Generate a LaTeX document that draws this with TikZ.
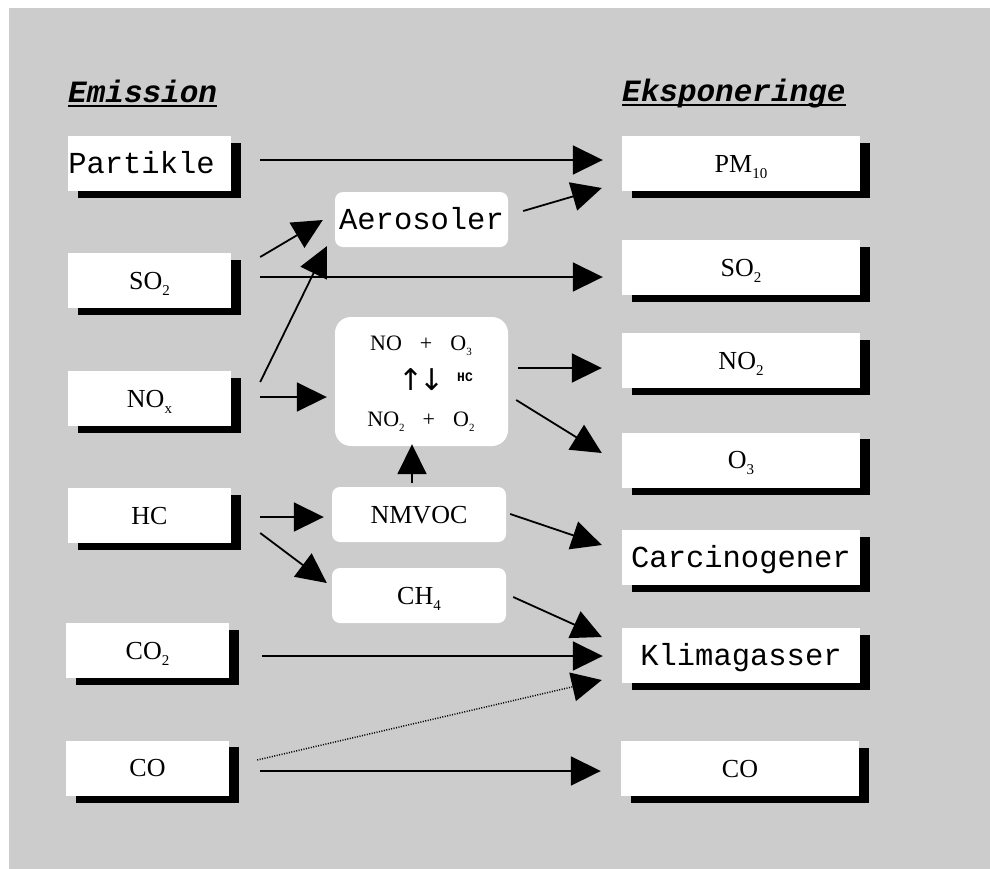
\documentclass[tikz,border=0pt]{standalone}
\usepackage{fontspec}
\setmainfont{Liberation Serif}
\newfontfamily\cour{Liberation Mono}
\newfontfamily\djv{DejaVu Sans}
\usetikzlibrary{arrows.meta,calc}
\definecolor{bggray}{HTML}{CCCCCC}
\pgfdeclarelayer{bglayer}
\pgfdeclarelayer{shadowlayer}
\pgfsetlayers{bglayer,shadowlayer,main}
\newcommand{\chsub}[1]{\raisebox{-6pt}{\fontsize{15pt}{15pt}\selectfont #1}}
\newcommand{\rxsub}[1]{\raisebox{-5pt}{\fontsize{11pt}{11pt}\selectfont #1}}
\tikzset{
 srcbox/.style={fill=white, minimum width=163pt, minimum height=55pt, inner sep=0pt},
 dstbox/.style={srcbox, minimum width=238pt},
 midbox/.style={fill=white, rounded corners=8pt, minimum width=173pt, minimum height=55pt, inner sep=0pt},
 courtext/.style={font=\cour\fontsize{30.5pt}{32pt}\selectfont, text height=20pt, text depth=0pt},
 chemtext/.style={font=\fontsize{26pt}{28pt}\selectfont, text height=17pt, text depth=0pt},
 rxtext/.style={font=\fontsize{22pt}{24pt}\selectfont, inner sep=0pt, anchor=base},
 arr/.style={line width=1.8pt, -{Triangle[length=30pt,width=29pt]}},
 heading/.style={font=\cour\bfseries\itshape\fontsize{31pt}{33pt}\selectfont, inner sep=0pt, anchor=base west},
 uline/.style={line width=2.5pt},
 boxshadow/.style={fill=black},
}
\begin{document}
\begin{tikzpicture}[x=1pt,y=-1pt]
\useasboundingbox (0,0) rectangle (990,868);
\begin{pgfonlayer}{bglayer}
\fill[bggray] (9,8) rectangle (1030,900);
\end{pgfonlayer}
% headings
\node[heading] (hE) at (68,102) {Emission};
\node[heading] (hK) at (622,101) {Eksponeringe};
\draw[uline] ($(hE.base west)+(0,4)$) -- ($(hE.base east)+(0,4)$);
\draw[uline] ($(hK.base west)+(0,4)$) -- ($(hK.base east)+(0,4)$);
% emission boxes
\node[srcbox,courtext] (l1) at (149.5,163.5) {Partikle\hspace*{16pt}};
\node[srcbox,chemtext] (l2) at (149.5,280.5) {SO\chsub{2}};
\node[srcbox,chemtext] (l3) at (149.5,398.5) {NO\chsub{x}};
\node[srcbox,chemtext] (l4) at (149.5,515.5) {HC};
\node[srcbox,chemtext] (l5) at (147.5,650.5) {CO\chsub{2}};
\node[srcbox,chemtext] (l6) at (147.5,768) {CO};
% exposure boxes
\node[dstbox,chemtext] (r1) at (741,163.5) {PM\chsub{10}};
\node[dstbox,chemtext] (r2) at (741,267.5) {SO\chsub{2}};
\node[dstbox,chemtext] (r3) at (741,360.5) {NO\chsub{2}};
\node[dstbox,chemtext] (r4) at (741,460) {O\chsub{3}};
\node[dstbox,courtext] (r5) at (741,557.5) {Carcinogener};
\node[dstbox,courtext] (r6) at (741,655.5) {Klimagasser};
\node[dstbox,chemtext] (r7) at (740,768.5) {CO};
% shadows
\begin{pgfonlayer}{shadowlayer}
\foreach \n in {l1,l2,l3,l4,l5,l6,r1,r2,r3,r4,r5,r6,r7}
  \fill[boxshadow] ($(\n.south west)+(10,7)$) rectangle ($(\n.north east)+(10,7)$);
\end{pgfonlayer}
% middle boxes
\node[midbox,courtext] (m1) at (421.5,219.5) {Aerosoler};
\node[midbox,minimum height=129pt,rounded corners=16pt] (m2) at (421.5,381.5) {};
\node[midbox,chemtext,minimum width=174pt] (m3) at (419,514.5) {NMVOC};
\node[midbox,chemtext,minimum width=174pt] (m4) at (419,595.5) {CH\chsub{4}};
% reaction text
\node[rxtext] (t1) at (421,350) {NO\hspace{18pt}+\hspace{18pt}O\rxsub{3}};
\node[rxtext] (t2) at (421,426) {NO\rxsub{2}\hspace{18pt}+\hspace{18pt}O\rxsub{2}};
\node[inner sep=0pt,font=\djv\fontsize{30pt}{30pt}\selectfont] (t3) at (421.5,380) {↑\kern-4pt↓};
\node[inner sep=0pt,font=\cour\bfseries\fontsize{13pt}{13pt}\selectfont] (t4) at (465,377) {HC};
% arrows
\draw[arr] ($(l1.east)+(29,-3.5)$) -- ($(r1.west)+(-19,-3.5)$);
\draw[arr] ($(l2.east)+(29,-23.5)$) -- ($(m1.west)+(-12,0.5)$);
\draw[arr] ($(l3.east)+(29,-16.5)$) -- ($(m1.south west)+(-8,-1)$);
\draw[arr] ($(l2.east)+(29,-3.5)$) -- ($(r2.west)+(-19,9.5)$);
\draw[arr] ($(m1.east)+(15,-8.5)$) -- ($(r1.west)+(-20,24.5)$);
\draw[arr] ($(l3.east)+(29,-1.5)$) -- ($(m2.west)+(-8,15.5)$);
\draw[arr] ($(m2.east)+(10,-13.5)$) -- ($(r3.west)+(-20,7.5)$);
\draw[arr] ($(m2.east)+(8,18.5)$) -- ($(r4.west)+(-20,-7)$);
\draw[arr] ($(m3.north)+(-7,-4)$) -- ($(m2.south)+(-9.5,-2)$);
\draw[arr] ($(l4.east)+(29,1.5)$) -- ($(m3.west)+(-8,2.5)$);
\draw[arr] ($(l4.east)+(29,17.5)$) -- ($(m4.west)+(-5,-12.5)$);
\draw[arr] ($(m3.east)+(4,-0.5)$) -- ($(r5.west)+(-20,-12.5)$);
\draw[arr] ($(m4.east)+(7,1.5)$) -- ($(r6.west)+(-20,-18.5)$);
\draw[arr] ($(l5.east)+(33,5.5)$) -- ($(r6.west)+(-19,0.5)$);
\draw[arr, line width=1.5pt, dash pattern=on 1pt off 1.5pt] ($(l6.east)+(28,-8)$) -- ($(r6.west)+(-20,24.5)$);
\draw[arr] ($(l6.east)+(31,3)$) -- ($(r7.west)+(-20,2.5)$);
\end{tikzpicture}
\end{document}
★ ★ ★
Quote the material in full and exactly; do not carry over its pictures.

Generate a LaTeX document that draws this with TikZ.
\documentclass[tikz,border=0pt]{standalone}
\usepackage{fontspec}
\setmainfont{Liberation Serif}
\newfontfamily\cour{Liberation Mono}
\newfontfamily\djv{DejaVu Sans}
\usetikzlibrary{arrows.meta,calc}
\definecolor{bggray}{HTML}{CCCCCC}
\pgfdeclarelayer{bglayer}
\pgfdeclarelayer{shadowlayer}
\pgfsetlayers{bglayer,shadowlayer,main}
\newcommand{\chsub}[1]{\raisebox{-6pt}{\fontsize{15pt}{15pt}\selectfont #1}}
\newcommand{\rxsub}[1]{\raisebox{-5pt}{\fontsize{11pt}{11pt}\selectfont #1}}
\tikzset{
 srcbox/.style={fill=white, minimum width=163pt, minimum height=55pt, inner sep=0pt},
 dstbox/.style={srcbox, minimum width=238pt},
 midbox/.style={fill=white, rounded corners=8pt, minimum width=173pt, minimum height=55pt, inner sep=0pt},
 courtext/.style={font=\cour\fontsize{30.5pt}{32pt}\selectfont, text height=20pt, text depth=0pt},
 chemtext/.style={font=\fontsize{26pt}{28pt}\selectfont, text height=17pt, text depth=0pt},
 rxtext/.style={font=\fontsize{22pt}{24pt}\selectfont, inner sep=0pt, anchor=base},
 arr/.style={line width=1.8pt, -{Triangle[length=30pt,width=29pt]}},
 heading/.style={font=\cour\bfseries\itshape\fontsize{31pt}{33pt}\selectfont, inner sep=0pt, anchor=base west},
 uline/.style={line width=2.5pt},
 boxshadow/.style={fill=black},
}
\begin{document}
\begin{tikzpicture}[x=1pt,y=-1pt]
\useasboundingbox (0,0) rectangle (990,868);
\begin{pgfonlayer}{bglayer}
\fill[bggray] (9,8) rectangle (1030,900);
\end{pgfonlayer}
% headings
\node[heading] (hE) at (68,102) {Emission};
\node[heading] (hK) at (622,101) {Eksponeringe};
\draw[uline] ($(hE.base west)+(0,4)$) -- ($(hE.base east)+(0,4)$);
\draw[uline] ($(hK.base west)+(0,4)$) -- ($(hK.base east)+(0,4)$);
% emission boxes
\node[srcbox,courtext] (l1) at (149.5,163.5) {Partikle\hspace*{16pt}};
\node[srcbox,chemtext] (l2) at (149.5,280.5) {SO\chsub{2}};
\node[srcbox,chemtext] (l3) at (149.5,398.5) {NO\chsub{x}};
\node[srcbox,chemtext] (l4) at (149.5,515.5) {HC};
\node[srcbox,chemtext] (l5) at (147.5,650.5) {CO\chsub{2}};
\node[srcbox,chemtext] (l6) at (147.5,768) {CO};
% exposure boxes
\node[dstbox,chemtext] (r1) at (741,163.5) {PM\chsub{10}};
\node[dstbox,chemtext] (r2) at (741,267.5) {SO\chsub{2}};
\node[dstbox,chemtext] (r3) at (741,360.5) {NO\chsub{2}};
\node[dstbox,chemtext] (r4) at (741,460) {O\chsub{3}};
\node[dstbox,courtext] (r5) at (741,557.5) {Carcinogener};
\node[dstbox,courtext] (r6) at (741,655.5) {Klimagasser};
\node[dstbox,chemtext] (r7) at (740,768.5) {CO};
% shadows
\begin{pgfonlayer}{shadowlayer}
\foreach \n in {l1,l2,l3,l4,l5,l6,r1,r2,r3,r4,r5,r6,r7}
  \fill[boxshadow] ($(\n.south west)+(10,7)$) rectangle ($(\n.north east)+(10,7)$);
\end{pgfonlayer}
% middle boxes
\node[midbox,courtext] (m1) at (421.5,219.5) {Aerosoler};
\node[midbox,minimum height=129pt,rounded corners=16pt] (m2) at (421.5,381.5) {};
\node[midbox,chemtext,minimum width=174pt] (m3) at (419,514.5) {NMVOC};
\node[midbox,chemtext,minimum width=174pt] (m4) at (419,595.5) {CH\chsub{4}};
% reaction text
\node[rxtext] (t1) at (421,350) {NO\hspace{18pt}+\hspace{18pt}O\rxsub{3}};
\node[rxtext] (t2) at (421,426) {NO\rxsub{2}\hspace{18pt}+\hspace{18pt}O\rxsub{2}};
\node[inner sep=0pt,font=\djv\fontsize{30pt}{30pt}\selectfont] (t3) at (421.5,380) {↑\kern-4pt↓};
\node[inner sep=0pt,font=\cour\bfseries\fontsize{13pt}{13pt}\selectfont] (t4) at (465,377) {HC};
% arrows
\draw[arr] ($(l1.east)+(29,-3.5)$) -- ($(r1.west)+(-19,-3.5)$);
\draw[arr] ($(l2.east)+(29,-23.5)$) -- ($(m1.west)+(-12,0.5)$);
\draw[arr] ($(l3.east)+(29,-16.5)$) -- ($(m1.south west)+(-8,-1)$);
\draw[arr] ($(l2.east)+(29,-3.5)$) -- ($(r2.west)+(-19,9.5)$);
\draw[arr] ($(m1.east)+(15,-8.5)$) -- ($(r1.west)+(-20,24.5)$);
\draw[arr] ($(l3.east)+(29,-1.5)$) -- ($(m2.west)+(-8,15.5)$);
\draw[arr] ($(m2.east)+(10,-13.5)$) -- ($(r3.west)+(-20,7.5)$);
\draw[arr] ($(m2.east)+(8,18.5)$) -- ($(r4.west)+(-20,-7)$);
\draw[arr] ($(m3.north)+(-7,-4)$) -- ($(m2.south)+(-9.5,-2)$);
\draw[arr] ($(l4.east)+(29,1.5)$) -- ($(m3.west)+(-8,2.5)$);
\draw[arr] ($(l4.east)+(29,17.5)$) -- ($(m4.west)+(-5,-12.5)$);
\draw[arr] ($(m3.east)+(4,-0.5)$) -- ($(r5.west)+(-20,-12.5)$);
\draw[arr] ($(m4.east)+(7,1.5)$) -- ($(r6.west)+(-20,-18.5)$);
\draw[arr] ($(l5.east)+(33,5.5)$) -- ($(r6.west)+(-19,0.5)$);
\draw[arr, line width=1.5pt, dash pattern=on 1pt off 1.5pt] ($(l6.east)+(28,-8)$) -- ($(r6.west)+(-20,24.5)$);
\draw[arr] ($(l6.east)+(31,3)$) -- ($(r7.west)+(-20,2.5)$);
\end{tikzpicture}
\end{document}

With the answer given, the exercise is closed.